(Extracted data entries)
..........

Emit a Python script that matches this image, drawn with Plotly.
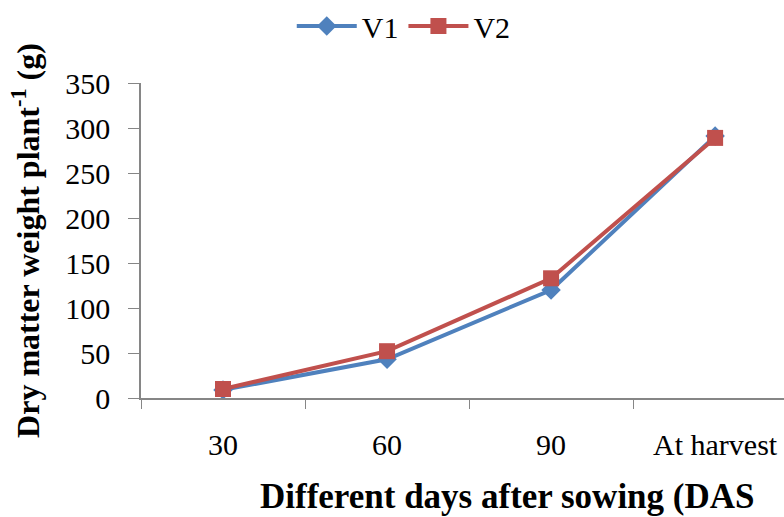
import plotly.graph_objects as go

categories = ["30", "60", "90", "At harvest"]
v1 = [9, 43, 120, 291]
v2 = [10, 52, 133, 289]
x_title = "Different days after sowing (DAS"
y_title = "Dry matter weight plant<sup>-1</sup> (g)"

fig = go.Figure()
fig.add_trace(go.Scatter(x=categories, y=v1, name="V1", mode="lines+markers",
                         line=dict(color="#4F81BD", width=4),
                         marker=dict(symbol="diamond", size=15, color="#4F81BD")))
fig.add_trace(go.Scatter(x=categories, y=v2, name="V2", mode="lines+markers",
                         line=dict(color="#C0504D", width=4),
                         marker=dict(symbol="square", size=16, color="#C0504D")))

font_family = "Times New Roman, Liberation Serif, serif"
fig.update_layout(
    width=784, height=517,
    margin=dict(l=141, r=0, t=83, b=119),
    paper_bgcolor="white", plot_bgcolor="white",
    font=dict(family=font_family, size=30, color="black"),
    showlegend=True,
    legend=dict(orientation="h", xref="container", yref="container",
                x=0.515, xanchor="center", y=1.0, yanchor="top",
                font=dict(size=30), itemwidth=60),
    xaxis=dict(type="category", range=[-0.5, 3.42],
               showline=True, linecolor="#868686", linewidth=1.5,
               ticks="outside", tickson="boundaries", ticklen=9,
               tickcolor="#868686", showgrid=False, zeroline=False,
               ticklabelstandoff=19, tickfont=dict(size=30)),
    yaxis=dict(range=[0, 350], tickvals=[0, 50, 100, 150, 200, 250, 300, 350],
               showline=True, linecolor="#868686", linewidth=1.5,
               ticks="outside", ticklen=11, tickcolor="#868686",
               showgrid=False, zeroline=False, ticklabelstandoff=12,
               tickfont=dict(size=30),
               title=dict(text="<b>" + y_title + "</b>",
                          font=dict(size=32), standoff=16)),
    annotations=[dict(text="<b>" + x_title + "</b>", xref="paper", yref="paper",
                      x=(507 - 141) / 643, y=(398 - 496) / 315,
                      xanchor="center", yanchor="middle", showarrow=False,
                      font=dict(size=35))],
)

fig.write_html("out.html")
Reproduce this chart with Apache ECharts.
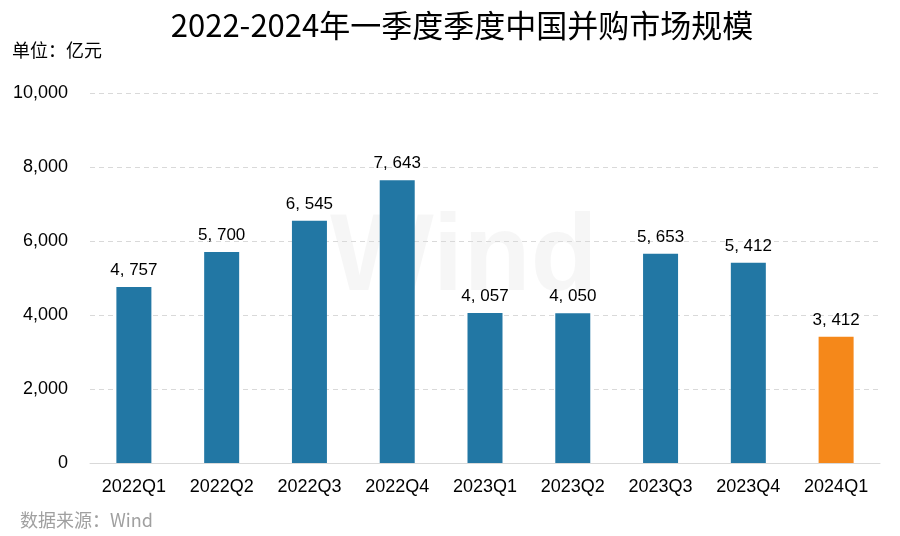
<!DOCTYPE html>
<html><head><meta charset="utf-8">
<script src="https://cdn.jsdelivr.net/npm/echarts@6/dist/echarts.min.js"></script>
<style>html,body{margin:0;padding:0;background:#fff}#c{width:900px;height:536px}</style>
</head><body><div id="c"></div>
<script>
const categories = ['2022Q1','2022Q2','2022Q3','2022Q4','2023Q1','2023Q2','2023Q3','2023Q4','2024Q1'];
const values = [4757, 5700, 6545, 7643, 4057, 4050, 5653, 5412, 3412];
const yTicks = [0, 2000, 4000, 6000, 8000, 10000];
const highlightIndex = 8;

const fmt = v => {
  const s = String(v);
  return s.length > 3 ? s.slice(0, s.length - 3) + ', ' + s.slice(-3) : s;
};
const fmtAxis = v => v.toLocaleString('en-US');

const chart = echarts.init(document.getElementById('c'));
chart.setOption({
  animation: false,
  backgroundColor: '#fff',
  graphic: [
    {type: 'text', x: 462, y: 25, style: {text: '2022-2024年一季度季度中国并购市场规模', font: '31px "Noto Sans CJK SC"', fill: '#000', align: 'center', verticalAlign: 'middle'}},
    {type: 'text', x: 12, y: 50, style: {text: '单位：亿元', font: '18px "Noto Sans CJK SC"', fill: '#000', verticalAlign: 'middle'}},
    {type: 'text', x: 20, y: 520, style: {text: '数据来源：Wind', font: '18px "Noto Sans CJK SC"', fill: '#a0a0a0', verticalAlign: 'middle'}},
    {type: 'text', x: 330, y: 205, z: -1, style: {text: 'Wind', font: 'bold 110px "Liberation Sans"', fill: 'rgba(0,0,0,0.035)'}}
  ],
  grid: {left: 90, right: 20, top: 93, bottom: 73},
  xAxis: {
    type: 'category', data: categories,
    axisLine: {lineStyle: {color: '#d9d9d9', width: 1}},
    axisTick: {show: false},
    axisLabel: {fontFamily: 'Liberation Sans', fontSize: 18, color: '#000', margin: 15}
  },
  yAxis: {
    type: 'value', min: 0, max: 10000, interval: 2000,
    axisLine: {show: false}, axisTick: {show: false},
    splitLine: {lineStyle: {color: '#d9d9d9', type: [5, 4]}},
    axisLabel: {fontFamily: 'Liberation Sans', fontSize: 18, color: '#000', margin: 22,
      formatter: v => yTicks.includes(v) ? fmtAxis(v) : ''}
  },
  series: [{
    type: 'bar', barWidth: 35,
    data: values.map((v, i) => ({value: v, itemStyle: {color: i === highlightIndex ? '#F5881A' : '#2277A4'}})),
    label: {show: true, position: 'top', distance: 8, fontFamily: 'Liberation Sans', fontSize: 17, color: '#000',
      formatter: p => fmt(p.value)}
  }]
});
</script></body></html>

..........

__GOAL__: From the entries above, output every line exactly and omit any image.

__FULL ANSWER__:
Emit a Python script that matches this image, drawn with Plotly.
import plotly.graph_objects as go

categories = ["30", "60", "90", "At harvest"]
v1 = [9, 43, 120, 291]
v2 = [10, 52, 133, 289]
x_title = "Different days after sowing (DAS"
y_title = "Dry matter weight plant<sup>-1</sup> (g)"

fig = go.Figure()
fig.add_trace(go.Scatter(x=categories, y=v1, name="V1", mode="lines+markers",
                         line=dict(color="#4F81BD", width=4),
                         marker=dict(symbol="diamond", size=15, color="#4F81BD")))
fig.add_trace(go.Scatter(x=categories, y=v2, name="V2", mode="lines+markers",
                         line=dict(color="#C0504D", width=4),
                         marker=dict(symbol="square", size=16, color="#C0504D")))

font_family = "Times New Roman, Liberation Serif, serif"
fig.update_layout(
    width=784, height=517,
    margin=dict(l=141, r=0, t=83, b=119),
    paper_bgcolor="white", plot_bgcolor="white",
    font=dict(family=font_family, size=30, color="black"),
    showlegend=True,
    legend=dict(orientation="h", xref="container", yref="container",
                x=0.515, xanchor="center", y=1.0, yanchor="top",
                font=dict(size=30), itemwidth=60),
    xaxis=dict(type="category", range=[-0.5, 3.42],
               showline=True, linecolor="#868686", linewidth=1.5,
               ticks="outside", tickson="boundaries", ticklen=9,
               tickcolor="#868686", showgrid=False, zeroline=False,
               ticklabelstandoff=19, tickfont=dict(size=30)),
    yaxis=dict(range=[0, 350], tickvals=[0, 50, 100, 150, 200, 250, 300, 350],
               showline=True, linecolor="#868686", linewidth=1.5,
               ticks="outside", ticklen=11, tickcolor="#868686",
               showgrid=False, zeroline=False, ticklabelstandoff=12,
               tickfont=dict(size=30),
               title=dict(text="<b>" + y_title + "</b>",
                          font=dict(size=32), standoff=16)),
    annotations=[dict(text="<b>" + x_title + "</b>", xref="paper", yref="paper",
                      x=(507 - 141) / 643, y=(398 - 496) / 315,
                      xanchor="center", yanchor="middle", showarrow=False,
                      font=dict(size=35))],
)

fig.write_html("out.html")
Reproduce this chart with Apache ECharts.
<!DOCTYPE html>
<html><head><meta charset="utf-8">
<script src="https://cdn.jsdelivr.net/npm/echarts@6/dist/echarts.min.js"></script>
<style>html,body{margin:0;padding:0;background:#fff}#c{width:900px;height:536px}</style>
</head><body><div id="c"></div>
<script>
const categories = ['2022Q1','2022Q2','2022Q3','2022Q4','2023Q1','2023Q2','2023Q3','2023Q4','2024Q1'];
const values = [4757, 5700, 6545, 7643, 4057, 4050, 5653, 5412, 3412];
const yTicks = [0, 2000, 4000, 6000, 8000, 10000];
const highlightIndex = 8;

const fmt = v => {
  const s = String(v);
  return s.length > 3 ? s.slice(0, s.length - 3) + ', ' + s.slice(-3) : s;
};
const fmtAxis = v => v.toLocaleString('en-US');

const chart = echarts.init(document.getElementById('c'));
chart.setOption({
  animation: false,
  backgroundColor: '#fff',
  graphic: [
    {type: 'text', x: 462, y: 25, style: {text: '2022-2024年一季度季度中国并购市场规模', font: '31px "Noto Sans CJK SC"', fill: '#000', align: 'center', verticalAlign: 'middle'}},
    {type: 'text', x: 12, y: 50, style: {text: '单位：亿元', font: '18px "Noto Sans CJK SC"', fill: '#000', verticalAlign: 'middle'}},
    {type: 'text', x: 20, y: 520, style: {text: '数据来源：Wind', font: '18px "Noto Sans CJK SC"', fill: '#a0a0a0', verticalAlign: 'middle'}},
    {type: 'text', x: 330, y: 205, z: -1, style: {text: 'Wind', font: 'bold 110px "Liberation Sans"', fill: 'rgba(0,0,0,0.035)'}}
  ],
  grid: {left: 90, right: 20, top: 93, bottom: 73},
  xAxis: {
    type: 'category', data: categories,
    axisLine: {lineStyle: {color: '#d9d9d9', width: 1}},
    axisTick: {show: false},
    axisLabel: {fontFamily: 'Liberation Sans', fontSize: 18, color: '#000', margin: 15}
  },
  yAxis: {
    type: 'value', min: 0, max: 10000, interval: 2000,
    axisLine: {show: false}, axisTick: {show: false},
    splitLine: {lineStyle: {color: '#d9d9d9', type: [5, 4]}},
    axisLabel: {fontFamily: 'Liberation Sans', fontSize: 18, color: '#000', margin: 22,
      formatter: v => yTicks.includes(v) ? fmtAxis(v) : ''}
  },
  series: [{
    type: 'bar', barWidth: 35,
    data: values.map((v, i) => ({value: v, itemStyle: {color: i === highlightIndex ? '#F5881A' : '#2277A4'}})),
    label: {show: true, position: 'top', distance: 8, fontFamily: 'Liberation Sans', fontSize: 17, color: '#000',
      formatter: p => fmt(p.value)}
  }]
});
</script></body></html>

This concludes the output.